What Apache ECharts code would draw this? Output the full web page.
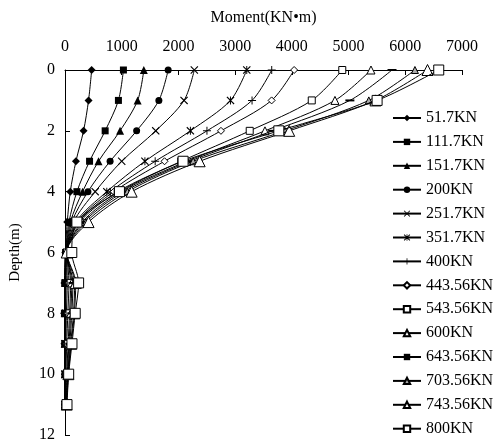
<!DOCTYPE html>
<html>
<head>
<meta charset="utf-8">
<script src="https://cdn.jsdelivr.net/npm/echarts@6/dist/echarts.min.js"></script>
<style>html,body{margin:0;padding:0;background:#fff;}#c{width:496px;height:443px;}</style>
</head>
<body>
<div id="c"></div>
<script>
var depths = [0, 1, 2, 3, 4, 5, 6, 7, 8, 9, 10, 11];
var seriesNames = ['51.7KN','111.7KN','151.7KN','200KN','251.7KN','351.7KN','400KN','443.56KN','543.56KN','600KN','643.56KN','703.56KN','743.56KN','800KN'];
var m51_7   = [470, 415, 327, 193, 93, 40, 5, -10, -15, -10, 0, 0];
var m111_7  = [1030, 942, 708, 433, 210, 70, 10, -5, -10, -5, 0, 0];
var m151_7  = [1390, 1281, 971, 591, 310, 95, 15, 0, -5, -5, 0, 0];
var m200    = [1819, 1655, 1263, 795, 404, 120, 20, 5, 0, 0, 0, 0];
var m251_7  = [2280, 2099, 1600, 1000, 532, 150, 25, 10, 5, 0, 0, 0];
var m351_7  = [3205, 2918, 2211, 1409, 737, 190, 30, 20, 10, 5, 0, 0];
var m400    = [3645, 3298, 2503, 1590, 800, 215, 30, 40, 25, 15, 5, 0];
var m443_56 = [4040, 3643, 2750, 1755, 860, 240, 35, 70, 50, 30, 15, 5];
var m543_56 = [4889, 4351, 3257, 2050, 930, 260, 35, 100, 80, 55, 30, 10];
var m600    = [5395, 4760, 3526, 2150, 990, 300, 35, 120, 100, 70, 40, 15];
var m643_56 = [5766, 5023, 3661, 2200, 1040, 330, 30, 140, 120, 85, 50, 20];
var m703_56 = [6170, 5357, 3877, 2260, 1100, 370, 30, 170, 150, 100, 55, 25];
var m743_56 = [6392, 5474, 3953, 2374, 1175, 415, 30, 190, 165, 110, 60, 30];
var m800    = [6590, 5503, 3770, 2082, 960, 210, 120, 240, 180, 123, 65, 35];
var moments = [m51_7, m111_7, m151_7, m200, m251_7, m351_7, m400, m443_56, m543_56, m600, m643_56, m703_56, m743_56, m800];
var xTicks = [0, 1000, 2000, 3000, 4000, 5000, 6000, 7000];
var yTicks = [0, 2, 4, 6, 8, 10, 12];

var CROSS = 'path://M0,1 L1,0 L5,4 L9,0 L10,1 L6,5 L10,9 L9,10 L5,6 L1,10 L0,9 L4,5 Z';
var STAR = 'path://M0,1 L1,0 L5,4 L9,0 L10,1 L6,5 L10,9 L9,10 L5,6 L1,10 L0,9 L4,5 Z M4.4,0 L5.6,0 L5.6,10 L4.4,10 Z';
var PLUS = 'path://M4.4,0 L5.6,0 L5.6,4.4 L10,4.4 L10,5.6 L5.6,5.6 L5.6,10 L4.4,10 L4.4,5.6 L0,5.6 L0,4.4 L4.4,4.4 Z';

var styles = [
  {symbol:'diamond', size:8, fill:'#000', border:0},
  {symbol:'rect', size:7, fill:'#000', border:0},
  {symbol:'triangle', size:8, fill:'#000', border:0},
  {symbol:'circle', size:7, fill:'#000', border:0},
  {symbol:CROSS, size:8, fill:'#000', border:0},
  {symbol:STAR, size:8, fill:'#000', border:0},
  {symbol:PLUS, size:8, fill:'#000', border:0},
  {symbol:'diamond', size:7, fill:'#fff', border:1},
  {symbol:'rect', size:7, fill:'#fff', border:1},
  {symbol:'triangle', size:8, fill:'#fff', border:1},
  {symbol:'rect', size:[9,2], fill:'#000', border:0},
  {symbol:'triangle', size:7, fill:'#aaa', border:1},
  {symbol:'triangle', size:11, fill:'#fff', border:1},
  {symbol:'rect', size:10, fill:'#fff', border:1}
];

var FONT = "'Liberation Serif','Times New Roman',serif";
var series = seriesNames.map(function (name, i) {
  var st = styles[i];
  return {
    name: name,
    type: 'line',
    smooth: 0.3,
    data: depths.map(function (d, j) { return [moments[i][j], d]; }),
    symbol: st.symbol,
    symbolSize: st.size,
    showAllSymbol: true,
    clip: false,
    lineStyle: {color: '#000', width: 1},
    itemStyle: {color: st.fill, borderColor: '#000', borderWidth: st.border},
    emphasis: {disabled: true},
    z: 2 + i
  };
});

var chart = echarts.init(document.getElementById('c'));
chart.setOption({
  animation: false,
  backgroundColor: '#fff',
  grid: {left: 63, top: 70, right: 34, bottom: 7},
  legend: {
    orient: 'vertical',
    left: 392,
    top: 110,
    padding: 0,
    itemWidth: 28,
    itemHeight: 8,
    itemGap: 7.9,
    textStyle: {fontFamily: FONT, fontSize: 16, color: '#000'},
    data: seriesNames
  },
  xAxis: {
    type: 'value',
    position: 'top',
    min: 0, max: 7000, interval: 1000,
    name: 'Moment(KN\u2022m)',
    nameLocation: 'middle',
    nameGap: 44,
    nameTextStyle: {fontFamily: FONT, fontSize: 16, color: '#000'},
    axisLine: {show: true, lineStyle: {color: '#000', width: 1}},
    axisTick: {show: true, inside: true, length: 5, lineStyle: {color: '#000'}},
    axisLabel: {fontFamily: FONT, fontSize: 16, color: '#000', margin: 15,
      formatter: function (v) { return xTicks.indexOf(v) >= 0 ? String(v) : ''; }},
    splitLine: {show: false}
  },
  yAxis: {
    type: 'value',
    position: 'left',
    inverse: true,
    min: 0, max: 12, interval: 2,
    name: 'Depth(m)',
    nameLocation: 'middle',
    nameGap: 42,
    nameRotate: 90,
    nameTextStyle: {fontFamily: FONT, fontSize: 15, color: '#000'},
    axisLine: {show: true, onZero: false, lineStyle: {color: '#000', width: 1}},
    axisTick: {show: true, inside: true, length: 5, lineStyle: {color: '#000'}},
    axisLabel: {inside: false, align: 'right', fontFamily: FONT, fontSize: 16, color: '#000', margin: 10,
      formatter: function (v) { return yTicks.indexOf(v) >= 0 ? String(v) : ''; }},
    splitLine: {show: false}
  },
  series: series
});
</script>
</body>
</html>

++++++++

**WHAT NEEDS TO BE DONE:** From the listing, extract all text exactly as given and drop any picture.

**COMPLETED EXERCISE:**
What Apache ECharts code would draw this? Output the full web page.
<!DOCTYPE html>
<html>
<head>
<meta charset="utf-8">
<script src="https://cdn.jsdelivr.net/npm/echarts@6/dist/echarts.min.js"></script>
<style>html,body{margin:0;padding:0;background:#fff;}#c{width:496px;height:443px;}</style>
</head>
<body>
<div id="c"></div>
<script>
var depths = [0, 1, 2, 3, 4, 5, 6, 7, 8, 9, 10, 11];
var seriesNames = ['51.7KN','111.7KN','151.7KN','200KN','251.7KN','351.7KN','400KN','443.56KN','543.56KN','600KN','643.56KN','703.56KN','743.56KN','800KN'];
var m51_7   = [470, 415, 327, 193, 93, 40, 5, -10, -15, -10, 0, 0];
var m111_7  = [1030, 942, 708, 433, 210, 70, 10, -5, -10, -5, 0, 0];
var m151_7  = [1390, 1281, 971, 591, 310, 95, 15, 0, -5, -5, 0, 0];
var m200    = [1819, 1655, 1263, 795, 404, 120, 20, 5, 0, 0, 0, 0];
var m251_7  = [2280, 2099, 1600, 1000, 532, 150, 25, 10, 5, 0, 0, 0];
var m351_7  = [3205, 2918, 2211, 1409, 737, 190, 30, 20, 10, 5, 0, 0];
var m400    = [3645, 3298, 2503, 1590, 800, 215, 30, 40, 25, 15, 5, 0];
var m443_56 = [4040, 3643, 2750, 1755, 860, 240, 35, 70, 50, 30, 15, 5];
var m543_56 = [4889, 4351, 3257, 2050, 930, 260, 35, 100, 80, 55, 30, 10];
var m600    = [5395, 4760, 3526, 2150, 990, 300, 35, 120, 100, 70, 40, 15];
var m643_56 = [5766, 5023, 3661, 2200, 1040, 330, 30, 140, 120, 85, 50, 20];
var m703_56 = [6170, 5357, 3877, 2260, 1100, 370, 30, 170, 150, 100, 55, 25];
var m743_56 = [6392, 5474, 3953, 2374, 1175, 415, 30, 190, 165, 110, 60, 30];
var m800    = [6590, 5503, 3770, 2082, 960, 210, 120, 240, 180, 123, 65, 35];
var moments = [m51_7, m111_7, m151_7, m200, m251_7, m351_7, m400, m443_56, m543_56, m600, m643_56, m703_56, m743_56, m800];
var xTicks = [0, 1000, 2000, 3000, 4000, 5000, 6000, 7000];
var yTicks = [0, 2, 4, 6, 8, 10, 12];

var CROSS = 'path://M0,1 L1,0 L5,4 L9,0 L10,1 L6,5 L10,9 L9,10 L5,6 L1,10 L0,9 L4,5 Z';
var STAR = 'path://M0,1 L1,0 L5,4 L9,0 L10,1 L6,5 L10,9 L9,10 L5,6 L1,10 L0,9 L4,5 Z M4.4,0 L5.6,0 L5.6,10 L4.4,10 Z';
var PLUS = 'path://M4.4,0 L5.6,0 L5.6,4.4 L10,4.4 L10,5.6 L5.6,5.6 L5.6,10 L4.4,10 L4.4,5.6 L0,5.6 L0,4.4 L4.4,4.4 Z';

var styles = [
  {symbol:'diamond', size:8, fill:'#000', border:0},
  {symbol:'rect', size:7, fill:'#000', border:0},
  {symbol:'triangle', size:8, fill:'#000', border:0},
  {symbol:'circle', size:7, fill:'#000', border:0},
  {symbol:CROSS, size:8, fill:'#000', border:0},
  {symbol:STAR, size:8, fill:'#000', border:0},
  {symbol:PLUS, size:8, fill:'#000', border:0},
  {symbol:'diamond', size:7, fill:'#fff', border:1},
  {symbol:'rect', size:7, fill:'#fff', border:1},
  {symbol:'triangle', size:8, fill:'#fff', border:1},
  {symbol:'rect', size:[9,2], fill:'#000', border:0},
  {symbol:'triangle', size:7, fill:'#aaa', border:1},
  {symbol:'triangle', size:11, fill:'#fff', border:1},
  {symbol:'rect', size:10, fill:'#fff', border:1}
];

var FONT = "'Liberation Serif','Times New Roman',serif";
var series = seriesNames.map(function (name, i) {
  var st = styles[i];
  return {
    name: name,
    type: 'line',
    smooth: 0.3,
    data: depths.map(function (d, j) { return [moments[i][j], d]; }),
    symbol: st.symbol,
    symbolSize: st.size,
    showAllSymbol: true,
    clip: false,
    lineStyle: {color: '#000', width: 1},
    itemStyle: {color: st.fill, borderColor: '#000', borderWidth: st.border},
    emphasis: {disabled: true},
    z: 2 + i
  };
});

var chart = echarts.init(document.getElementById('c'));
chart.setOption({
  animation: false,
  backgroundColor: '#fff',
  grid: {left: 63, top: 70, right: 34, bottom: 7},
  legend: {
    orient: 'vertical',
    left: 392,
    top: 110,
    padding: 0,
    itemWidth: 28,
    itemHeight: 8,
    itemGap: 7.9,
    textStyle: {fontFamily: FONT, fontSize: 16, color: '#000'},
    data: seriesNames
  },
  xAxis: {
    type: 'value',
    position: 'top',
    min: 0, max: 7000, interval: 1000,
    name: 'Moment(KN\u2022m)',
    nameLocation: 'middle',
    nameGap: 44,
    nameTextStyle: {fontFamily: FONT, fontSize: 16, color: '#000'},
    axisLine: {show: true, lineStyle: {color: '#000', width: 1}},
    axisTick: {show: true, inside: true, length: 5, lineStyle: {color: '#000'}},
    axisLabel: {fontFamily: FONT, fontSize: 16, color: '#000', margin: 15,
      formatter: function (v) { return xTicks.indexOf(v) >= 0 ? String(v) : ''; }},
    splitLine: {show: false}
  },
  yAxis: {
    type: 'value',
    position: 'left',
    inverse: true,
    min: 0, max: 12, interval: 2,
    name: 'Depth(m)',
    nameLocation: 'middle',
    nameGap: 42,
    nameRotate: 90,
    nameTextStyle: {fontFamily: FONT, fontSize: 15, color: '#000'},
    axisLine: {show: true, onZero: false, lineStyle: {color: '#000', width: 1}},
    axisTick: {show: true, inside: true, length: 5, lineStyle: {color: '#000'}},
    axisLabel: {inside: false, align: 'right', fontFamily: FONT, fontSize: 16, color: '#000', margin: 10,
      formatter: function (v) { return yTicks.indexOf(v) >= 0 ? String(v) : ''; }},
    splitLine: {show: false}
  },
  series: series
});
</script>
</body>
</html>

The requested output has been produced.